Aynı kavram seti bugün de Ortadoğu ve bölgedeki gelişmeler, Kürt meselesi gibi başlıklarda kullanıma sokulmuştur. ABD’nin Çin’le ekonomik mücadelesinden İsrail’in güvenliğine kadar daralan dünya ve bölge politikasında, Türk sermaye sınıfı için kimi fırsat pencereleri açıldığı değerlendirilmektedir. Hele dış politikada, küresel askeri ve ticari ilişkilerde fırsat pencereleri risklerle kol kola ilerler. Saray Rejimi, bu fırsat ve riskler ortamında, devletin kimisi yerleşik kimisi yeni türetilmiş kodları ve kadrolarıyla uyumlulaştırdığı bir politik hat tespit etmiş ve oradan ilerlemektedir. Kendileri açısından fırsatın en büyüğü ise çeşitli sınamalardan geçmiş rejimin varlığının devamıdır. Çok yönlü fırsat ortamında siyaset, sermaye ve bürokrasi ayaklarıyla büyük ölçüde bütünleşik olduğunu söyleyebileceğimiz bir mekanizma işletilmiş, görev paylaşımları yapılmış, hangi unsurun hangi kesimi ikna edebileceği üzerine özenle çalışılmış ve uygulamaya geçilmiştir.

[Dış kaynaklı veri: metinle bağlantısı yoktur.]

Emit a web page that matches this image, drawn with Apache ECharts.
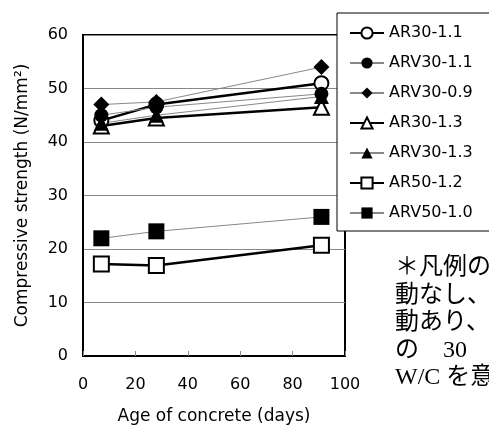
<!DOCTYPE html>
<html>
<head>
<meta charset="utf-8">
<script src="https://cdn.jsdelivr.net/npm/echarts@6/dist/echarts.min.js"></script>
<style>
html,body{margin:0;padding:0;background:#fff;}
#c{width:489px;height:430px;}
</style>
</head>
<body>
<div id="c"></div>
<script>
var days = [7, 28, 91];
var seriesNames = ['AR30-1.1', 'ARV30-1.1', 'ARV30-0.9', 'AR30-1.3', 'ARV30-1.3', 'AR50-1.2', 'ARV50-1.0'];
var AR30_1_1  = [44.0, 47.0, 51.0];
var ARV30_1_1 = [45.0, 46.5, 49.0];
var ARV30_0_9 = [47.0, 47.5, 54.0];
var AR30_1_3  = [43.0, 44.5, 46.5];
var ARV30_1_3 = [43.5, 45.0, 48.5];
var AR50_1_2  = [17.2, 16.9, 20.7];
var ARV50_1_0 = [22.0, 23.3, 26.0];
var xTicks = [0, 20, 40, 60, 80, 100];
var yTicks = [0, 10, 20, 30, 40, 50, 60];
var noteLines = ['＊凡例の', '動なし、', '動あり、', 'の　30', 'W/C を意'];

var FONT = '"DejaVu Sans", "Noto Sans CJK JP", sans-serif';
var values = [AR30_1_1, ARV30_1_1, ARV30_0_9, AR30_1_3, ARV30_1_3, AR50_1_2, ARV50_1_0];
var symbols = ['emptyCircle', 'circle', 'diamond', 'emptyTriangle', 'triangle', 'emptyRect', 'rect'];
var symSizes = [14, 14, 16, 15, 15, 15, 16];
var thick = [true, false, false, true, false, true, false];

var series = seriesNames.map(function (n, i) {
  return {
    name: n,
    type: 'line',
    data: days.map(function (d, j) { return [d, values[i][j]]; }),
    symbol: symbols[i],
    symbolSize: symSizes[i],
    showAllSymbol: true,
    lineStyle: thick[i] ? { color: '#000', width: 2.5 } : { color: '#888', width: 1 },
    itemStyle: { color: '#000', borderColor: '#000', borderWidth: thick[i] ? 1.5 : 0 },
    emphasis: { disabled: true },
    animation: false
  };
});

var chart = echarts.init(document.getElementById('c'), null, { renderer: 'canvas' });
chart.setOption({
  animation: false,
  backgroundColor: '#fff',
  grid: { left: 83, right: 144, top: 35, bottom: 68, show: true, borderColor: '#000', borderWidth: 2 },
  xAxis: {
    type: 'value', min: xTicks[0], max: xTicks[xTicks.length - 1], interval: 20,
    name: 'Age of concrete (days)', nameLocation: 'middle', nameGap: 52,
    nameTextStyle: { fontSize: 17, color: '#000', fontFamily: FONT },
    axisLine: { lineStyle: { color: '#000', width: 2 } },
    axisTick: { show: true, inside: true, length: 5, lineStyle: { color: '#888' } },
    axisLabel: { fontSize: 16, color: '#000', margin: 21, fontFamily: FONT },
    splitLine: { show: false }
  },
  yAxis: {
    type: 'value', min: yTicks[0], max: yTicks[yTicks.length - 1], interval: 10,
    name: 'Compressive strength (N/mm²)', nameLocation: 'middle', nameGap: 52, nameRotate: 90,
    nameTextStyle: { fontSize: 17, color: '#000', fontFamily: FONT },
    axisLine: { lineStyle: { color: '#000', width: 2 } },
    axisTick: { show: false },
    axisLabel: { fontSize: 16, color: '#000', margin: 15, fontFamily: FONT },
    splitLine: { show: true, lineStyle: { color: '#888', width: 1 } }
  },
  legend: {
    orient: 'vertical', left: 337, top: 13,
    padding: [12, 60, 10, 12],
    itemWidth: 34, itemHeight: 14, itemGap: 14,
    backgroundColor: '#fff', borderColor: '#000', borderWidth: 1,
    textStyle: { fontSize: 16, color: '#000', fontFamily: FONT },
    data: seriesNames,
    selectedMode: false,
    z: 10
  },
  graphic: noteLines.map(function (t, i) {
    return {
      type: 'text', left: 395, top: 256 + i * 27.5, z: 20,
      style: { text: t, fontSize: 24, lineHeight: 24, fill: '#000', fontFamily: '"Liberation Serif", "Noto Sans CJK JP", serif' }
    };
  }),
  series: series
});
</script>
</body>
</html>
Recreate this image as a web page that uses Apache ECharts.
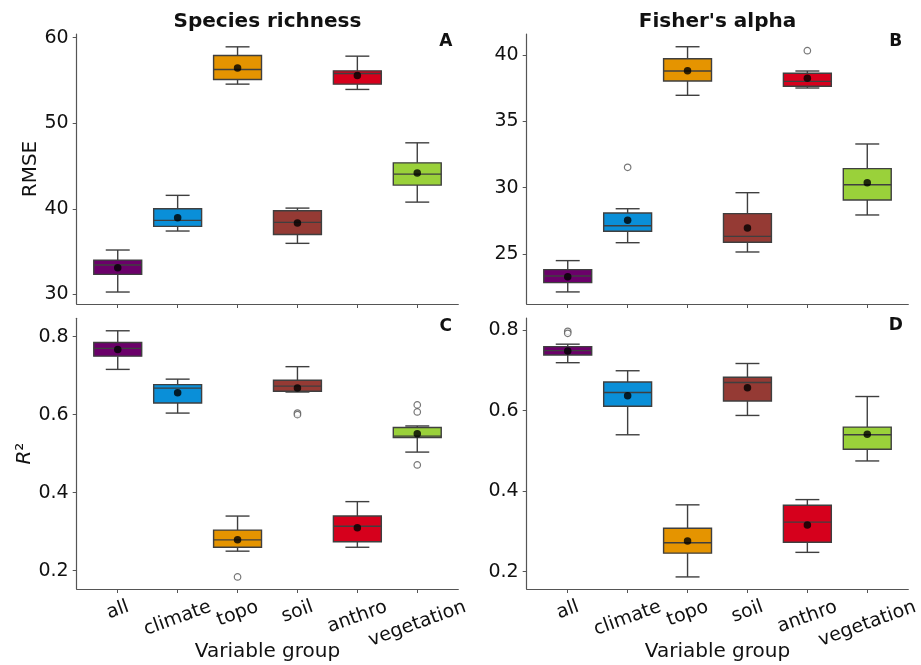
<!DOCTYPE html>
<html><head><meta charset="utf-8">
<script src="https://cdn.jsdelivr.net/npm/echarts@6/dist/echarts.min.js"></script>
<style>html,body{margin:0;padding:0;background:#fff}#c{width:921px;height:665px}</style>
</head><body><div id="c"></div>
<script>
// ---------- data ----------
const categories = ['all', 'climate', 'topo', 'soil', 'anthro', 'vegetation'];
const groupColors = ['#6b006a', '#0a8fd8', '#e59400', '#953a34', '#d6001c', '#9ad13a'];

// box stats per category: [low whisker, Q1, median, Q3, high whisker]
const richnessRmseBox = [
  [30.27, 32.33, 33.42, 34.00, 35.18],
  [37.40, 37.94, 38.64, 40.00, 41.57],
  [54.57, 55.12, 56.28, 57.92, 58.93],
  [35.96, 37.00, 38.41, 39.77, 40.08],
  [53.95, 54.57, 55.82, 56.12, 57.84],
  [40.78, 42.77, 44.05, 45.37, 47.71]
];
const richnessRmseMean = [33.10, 38.95, 56.47, 38.33, 55.58, 44.17];
const richnessRmseOutliers = [];

const alphaRmseBox = [
  [22.14, 22.84, 23.34, 23.82, 24.50],
  [25.85, 26.71, 27.13, 28.09, 28.41],
  [36.96, 38.04, 38.79, 39.72, 40.62],
  [25.15, 25.88, 26.33, 28.04, 29.62],
  [37.51, 37.64, 38.01, 38.62, 38.79],
  [27.94, 29.07, 30.22, 31.43, 33.29]
];
const alphaRmseMean = [23.29, 27.54, 38.81, 26.96, 38.24, 30.37];
const alphaRmseOutliers = [[1, 31.53], [4, 40.32]];

const richnessR2Box = [
  [0.716, 0.750, 0.770, 0.785, 0.815],
  [0.604, 0.630, 0.668, 0.677, 0.691],
  [0.250, 0.260, 0.279, 0.304, 0.340],
  [0.658, 0.660, 0.673, 0.688, 0.723],
  [0.260, 0.274, 0.314, 0.340, 0.377],
  [0.504, 0.541, 0.545, 0.567, 0.571]
];
const richnessR2Mean = [0.767, 0.656, 0.279, 0.668, 0.310, 0.551];
const richnessR2Outliers = [[2, 0.184], [3, 0.604], [3, 0.600], [5, 0.625], [5, 0.607], [5, 0.471]];

const alphaR2Box = [
  [0.719, 0.738, 0.749, 0.759, 0.765],
  [0.540, 0.611, 0.645, 0.671, 0.699],
  [0.187, 0.246, 0.272, 0.308, 0.366],
  [0.588, 0.624, 0.670, 0.683, 0.717],
  [0.248, 0.273, 0.323, 0.365, 0.379],
  [0.475, 0.504, 0.540, 0.559, 0.635]
];
const alphaR2Mean = [0.748, 0.637, 0.276, 0.657, 0.316, 0.541];
const alphaR2Outliers = [[0, 0.797], [0, 0.792]];

const rmseRichTicks = [30, 40, 50, 60];
const rmseAlphaTicks = [25, 30, 35, 40];
const r2Ticks = [0.2, 0.4, 0.6, 0.8];

const panelTitles = ['Species richness', "Fisher's alpha"];
const panelLetters = ['A', 'B', 'C', 'D'];
const xAxisTitle = 'Variable group';

// ---------- layout ----------
const FONT = '"DejaVu Sans", "Liberation Sans", sans-serif';
const AXIS_COLOR = '#555555';
const EDGE = '#3f3f3f';
const panels = [
  { box: richnessRmseBox, mean: richnessRmseMean, out: richnessRmseOutliers, ticks: rmseRichTicks, dec: 0,
    min: 28.87, max: 60.43, grid: { left: 76.7, top: 34, width: 381.6, height: 270 }, yName: 'RMSE', bottom: false },
  { box: alphaRmseBox, mean: alphaRmseMean, out: alphaRmseOutliers, ticks: rmseAlphaTicks, dec: 0,
    min: 21.23, max: 41.58, grid: { left: 526.7, top: 34, width: 381.6, height: 270 }, yName: '', bottom: false },
  { box: richnessR2Box, mean: richnessR2Mean, out: richnessR2Outliers, ticks: r2Ticks, dec: 1,
    min: 0.153, max: 0.847, grid: { left: 76.7, top: 318.3, width: 381.6, height: 270.7 }, yName: '{i|R}{n|²}', bottom: true },
  { box: alphaR2Box, mean: alphaR2Mean, out: alphaR2Outliers, ticks: r2Ticks, dec: 1,
    min: 0.157, max: 0.830, grid: { left: 526.7, top: 318, width: 381.6, height: 271 }, yName: '', bottom: true }
];

function renderBox(params, api) {
  const i = api.value(0);
  const lo = api.coord([i, api.value(1)]);
  const q1 = api.coord([i, api.value(2)]);
  const md = api.coord([i, api.value(3)]);
  const q3 = api.coord([i, api.value(4)]);
  const hi = api.coord([i, api.value(5)]);
  const unit = api.size([1, 0])[0];
  const w = unit * 0.8;
  const cx = lo[0];
  const lw = { stroke: EDGE, lineWidth: 1.4 };
  return {
    type: 'group',
    children: [
      { type: 'line', shape: { x1: cx, y1: hi[1], x2: cx, y2: q3[1] }, style: lw },
      { type: 'line', shape: { x1: cx, y1: q1[1], x2: cx, y2: lo[1] }, style: lw },
      { type: 'line', shape: { x1: cx - w / 4, y1: hi[1], x2: cx + w / 4, y2: hi[1] }, style: lw },
      { type: 'line', shape: { x1: cx - w / 4, y1: lo[1], x2: cx + w / 4, y2: lo[1] }, style: lw },
      { type: 'rect', shape: { x: cx - w / 2, y: q3[1], width: w, height: q1[1] - q3[1] },
        style: { fill: groupColors[i], stroke: EDGE, lineWidth: 1.4 } },
      { type: 'line', shape: { x1: cx - w / 2, y1: md[1], x2: cx + w / 2, y2: md[1] }, style: lw }
    ]
  };
}

const catIdx = categories.map((c, i) => i);
const option = {
  animation: false,
  backgroundColor: '#ffffff',
  textStyle: { fontFamily: FONT },
  grid: panels.map(p => Object.assign({ containLabel: false }, p.grid)),
  xAxis: panels.map((p, k) => ({
    type: 'value', gridIndex: k, min: -0.685, max: 5.685,
    axisLine: { show: true, onZero: false, lineStyle: { color: AXIS_COLOR, width: 1.2 } },
    axisTick: { show: true, customValues: catIdx, length: 4, lineStyle: { color: AXIS_COLOR, width: 1 } },
    axisLabel: { show: false, customValues: catIdx },
    splitLine: { show: false },
    name: p.bottom ? xAxisTitle : '', nameLocation: 'middle', nameGap: 53,
    nameTextStyle: { fontSize: 20, color: '#111', fontFamily: FONT }
  })),
  yAxis: panels.map((p, k) => ({
    type: 'value', gridIndex: k, min: p.min, max: p.max,
    axisLine: { show: true, onZero: false, lineStyle: { color: AXIS_COLOR, width: 1.2 } },
    axisTick: { show: true, customValues: p.ticks, length: 4, lineStyle: { color: AXIS_COLOR, width: 1 } },
    axisLabel: { show: true, customValues: p.ticks, margin: 8, fontSize: 19, color: '#111', fontFamily: FONT,
      formatter: v => Number(v).toFixed(p.dec) },
    splitLine: { show: false },
    name: p.yName, nameLocation: 'middle', nameGap: k === 2 ? 42 : 33,
    nameTextStyle: { fontSize: 20, color: '#111', fontFamily: FONT,
      rich: { i: { fontStyle: 'italic', fontSize: 20, fontFamily: FONT, color: '#111' },
              n: { fontSize: 20, fontFamily: FONT, color: '#111' } } }
  })),
  series: []
};

panels.forEach((p, k) => {
  option.series.push({
    type: 'custom', xAxisIndex: k, yAxisIndex: k, renderItem: renderBox,
    encode: { x: 0, y: [1, 2, 3, 4, 5] },
    data: p.box.map((b, i) => [i].concat(b)), z: 2
  });
  option.series.push({
    type: 'scatter', xAxisIndex: k, yAxisIndex: k, symbol: 'circle', symbolSize: 6.5,
    itemStyle: { color: '#ffffff', borderColor: '#555555', borderWidth: 1.2 },
    data: p.out, z: 3
  });
  option.series.push({
    type: 'scatter', xAxisIndex: k, yAxisIndex: k, symbol: 'circle', symbolSize: 7.5,
    itemStyle: { color: '#000000' },
    data: p.mean.map((m, i) => [i, m]), z: 4
  });
});

const chart = echarts.init(document.getElementById('c'), null, { renderer: 'canvas' });
chart.setOption(option);

// titles, panel letters and rotated category labels (placed through the axes)
const graphics = [];
[0, 1].forEach(k => {
  const g = panels[k].grid;
  graphics.push({ type: 'text', x: g.left + g.width / 2, y: 21.7,
    style: { text: panelTitles[k], fontSize: 20, fontWeight: 'bold', fontFamily: FONT, fill: '#111', align: 'center', verticalAlign: 'middle' } });
});
panels.forEach((p, k) => {
  const g = p.grid;
  graphics.push({ type: 'text', x: g.left + g.width - 12.5, y: g.top + 8,
    style: { text: panelLetters[k], fontSize: 17, fontWeight: 'bold', fontFamily: FONT, fill: '#111', align: 'center', verticalAlign: 'middle' } });
});
const ctx = document.createElement('canvas').getContext('2d');
const LABEL_SIZE = 19;
ctx.font = LABEL_SIZE + 'px ' + FONT;
const rot = 20 * Math.PI / 180;
panels.forEach((p, k) => {
  if (!p.bottom) return;
  const axisY = chart.convertToPixel({ yAxisIndex: k }, p.min);
  categories.forEach((name, i) => {
    const x = chart.convertToPixel({ xAxisIndex: k }, i);
    const w = ctx.measureText(name).width;
    const h = 21;
    const cy = axisY + 7.5 + (w / 2) * Math.sin(rot) + (h / 2) * Math.cos(rot);
    graphics.push({ type: 'text', x: x, y: cy, rotation: rot,
      style: { text: name, fontSize: LABEL_SIZE, fontFamily: FONT, fill: '#111', align: 'center', verticalAlign: 'middle' } });
  });
});
chart.setOption({ graphic: graphics });
</script>
</body></html>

Devletin derinliğinden anlaşılması gereken de esas olarak bu bütünlüğün sağlanmasıdır. Dahası, ona derinliği kazandıranın, bürokrasiden çok sermaye olduğu söylenebilir. İçinde güvenlik ve istihbarat departmanlarını da barındıran bürokrasi ise o derinliğe, sermaye içi pürüzleri giderme, operasyon yeteneği kazandırma, gündelik telaş ve krizlerde unutulması muhtemel kodları hatırlatma gibi işlevlerle eklenmektedir. Aksi, yani bürokrasinin derinleştirip yol gösterdiği bir zeminde ilerlendiğini iddia etmek, devlet kuramını da ters yüz etmek anlamına gelecektir.

Aynı bugün yapıldığı gibi…

Esas olarak, büyük oranda sermayeden ve onun politik temsilcisinden/iktidarından bağımsızlaşmış bir mefhum olarak derin devletin açtığı, derinleştirdiği bir yolun takip edildiğinin düşünülmesi örneğinde olduğu gibi… O derin devletin sözcüsü olarak anılan Devlet Bahçeli’ye neredeyse “tam bağımsız” bir alan atfederken yapıldığı gibi…

Oysa karmaşadan kurtulmak için tam tersine ihtiyacımız var. Sermayenin ve onun siyasetinin izini takip etmek derindekini yüzeye çıkarmak için fazlasıyla yeterli.

[1] https://www.marxists.org/archive/marx/works/1890/letters/90_10_27.htm
[2] Siyaset Bilimi: Kavramlar, İdeolojiler, Disiplinler Arası İlişkiler, Haz. Gökhan Atılgan, E Atilla Aytekin, Genişletilmiş 3. Basım, Yordam Kitap, Sf. 342.